Following the footsteps of technology giants like Apple and Facebook, online giant Amazon has finally decided to do more to offset its carbon impact
Bringing two initiatives in front, Amazon is investing in solar power and recycling programs. The first is a $10 million investment in the Closed Loop Fund, an effort to pool corporate resources to help the US improve its municipal recycling programs. The other is a solar energy project in the United Kingdom that will see Amazon install 20 megawatts worth of solar panels to help power fulfillment centers across the region. Amazon also signed a deal saying it will purchase enough green energy certificates to ensure 100 percent of all buildings in the UK are offset by renewable sources like solar and wind. Interestingly, IKEA, another global retailing giant, is way ahead of Amazon on its green initiatives, with a target of being 100% renewable powered worldwide, and well on its way to be there by 2020.
With the closed loop fund, Amazon, wants to contribute to the financing of the recycling infrastructures of the North American cities, which is home to its largest retail sector. Amazon ships large amount of cardboard across the globe, every day. Citing that half of the Americans do not have access to curbside recycling pickup, it wants to recycle countless tonnes of reusable material which inevitably ends up in landfills.
This investment will help build the local capabilities needed to make it easier for our customers and their communities to recycle and to increase the amount of material recycled across the country,” Dave Clark, Amazon’s senior vice president of Worldwide Operations, said in a statement. “We are investing in Closed Loop Fund’s work because we think everyone should have access to easy, convenient curbside recycling. The more we are all able to recycle, the more we can reduce our collective energy, carbon, and water footprint.”
In London, where lies its European Fulfilment hub for getting packages delivered all across UK, Amazon will deploy solar rooftop panel systems in the course of 18 Months. Amazon says this will generate electricity equivalent to 4,500 UK homes and reduce carbon footprint by 6,000 metric tonnes of CO2 per year.
Though these mark a good start, these initiatives seem puny given the sheer size of the enterprise. The efforts lag behind initiatives like Apple, Google and recently Facebook. A problem big business at large, which seems to be doing remarkably little, and getting away with it, despite biggest the biggest contributor to global emissions.
Facebook has pledged to go 100% renewable by 2020, and another tech giant Microsoft has been carbon neutral after its pledge since 2012. Other consumer durable companies like Samsung and Sony have also joined Initiatives like RE100 which pledges 100% use of Renewable energy for its members operation. Though one glitch remains in them, they do not decide on the timeline on the energy transition. Ending up being nothing ore than platforms to look good, or signal good intentions, while doing everything at their own pace or when its profitable to do so.
For Amazon, the move seems to have followed after Greenpeace criticised Amazon for lack of publicly available data of its energy use.

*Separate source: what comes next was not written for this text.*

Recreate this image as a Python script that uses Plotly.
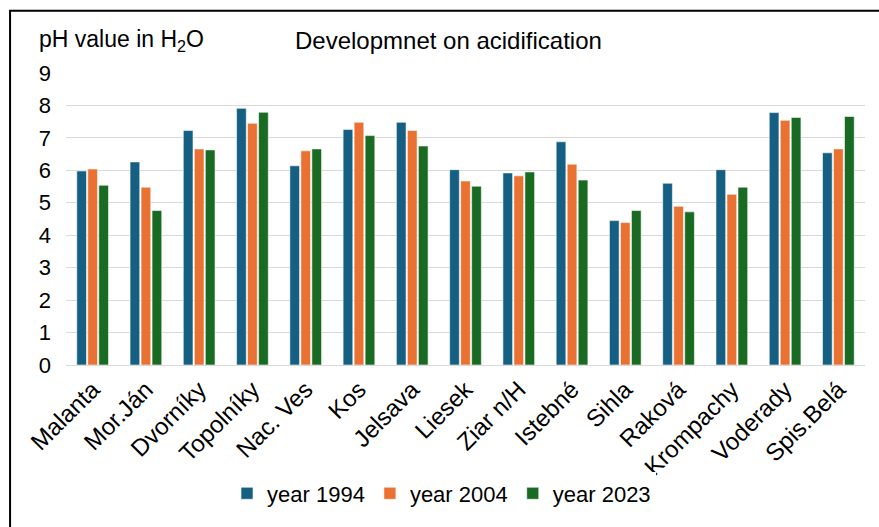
import plotly.graph_objects as go

sites = ["Malanta", "Mor.Ján", "Dvorníky", "Topolníky", "Nac. Ves", "Kos", "Jelsava",
         "Liesek", "Ziar n/H", "Istebné", "Sihla", "Raková", "Krompachy", "Voderady", "Spis.Belá"]
ph_1994 = [5.98, 6.26, 7.23, 7.91, 6.14, 7.26, 7.48, 6.02, 5.92, 6.88, 4.45, 5.60, 6.02, 7.78, 6.54]
ph_2004 = [6.04, 5.48, 6.66, 7.45, 6.60, 7.48, 7.23, 5.67, 5.83, 6.19, 4.39, 4.89, 5.26, 7.54, 6.66]
ph_2023 = [5.54, 4.76, 6.63, 7.79, 6.66, 7.07, 6.75, 5.51, 5.95, 5.70, 4.76, 4.72, 5.48, 7.63, 7.66]

series = [
    ("year 1994", ph_1994, "#156082"),
    ("year 2004", ph_2004, "#E97132"),
    ("year 2023", ph_2023, "#196B24"),
]

FONT = "Liberation Sans, Arial, sans-serif"

fig = go.Figure()
for name, vals, color in series:
    fig.add_trace(go.Bar(
        x=sites, y=vals, name=name,
        marker=dict(color=color, line=dict(color="rgba(255,255,255,0.7)", width=0.8)),
    ))

fig.update_layout(
    width=879, height=527,
    margin=dict(l=66, r=14, t=73, b=159),
    paper_bgcolor="white", plot_bgcolor="white",
    barmode="group", bargap=0.38, bargroupgap=0.12,
    font=dict(family=FONT, size=22, color="black"),
    showlegend=True,
    legend=dict(orientation="h", x=0.47, xanchor="center", y=-0.44, yanchor="middle",
                font=dict(size=22), itemwidth=30, tracegroupgap=0, itemclick=False),
    xaxis=dict(tickangle=-45, showgrid=False, showline=True, linecolor="#d9d9d9",
               linewidth=1, ticks="", tickfont=dict(size=24)),
    yaxis=dict(range=[0, 9], dtick=1, showgrid=True, gridcolor="#d9d9d9", gridwidth=1,
               zeroline=False, showline=False, ticks="", ticklabelstandoff=14,
               tickfont=dict(size=22)),
    annotations=[
        dict(text="pH value in H<sub>2</sub>O", xref="paper", yref="paper",
             x=-0.036, y=1.112, xanchor="left", yanchor="middle", showarrow=False,
             font=dict(size=23)),
        dict(text="Developmnet on acidification", xref="paper", yref="paper",
             x=0.284, y=1.112, xanchor="left", yanchor="middle", showarrow=False,
             font=dict(size=24)),
    ],
    shapes=[
        dict(type="rect", xref="paper", yref="paper", x0=-0.07, y0=-0.7, x1=1.2, y1=1.2136,
             line=dict(color="black", width=2), fillcolor="rgba(0,0,0,0)", layer="below"),
    ],
)

fig.write_html("out.html")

Outside of its adoption of solar powered data centers and support for eco-friendly government policies, it hasn’t made public commitments to lessen the environmental impact of its products.
With this mind, Amazon has placed these initiatives particularly around the Frustration-Free Packaging program that incentivizes retailers to reduce the amount of unnecessary cardboard and plastic that goes into product packaging, which also allows Amazon to ship more products in a single box. The company says the program has “eliminated 244,000 tons of packaging material to date” and slimmed down the number of shipping boxes mailed out by 500 million units.
Amazon has a complex system of shipping, logistics and retail, which is a bigger obstacle ahead of its quest to become 100 carbon neutral like Microsoft. If these programs take off successfully, Amazon will have to launch similar projects in other parts of the world, if it has plans to reach 100% carbon neutral status.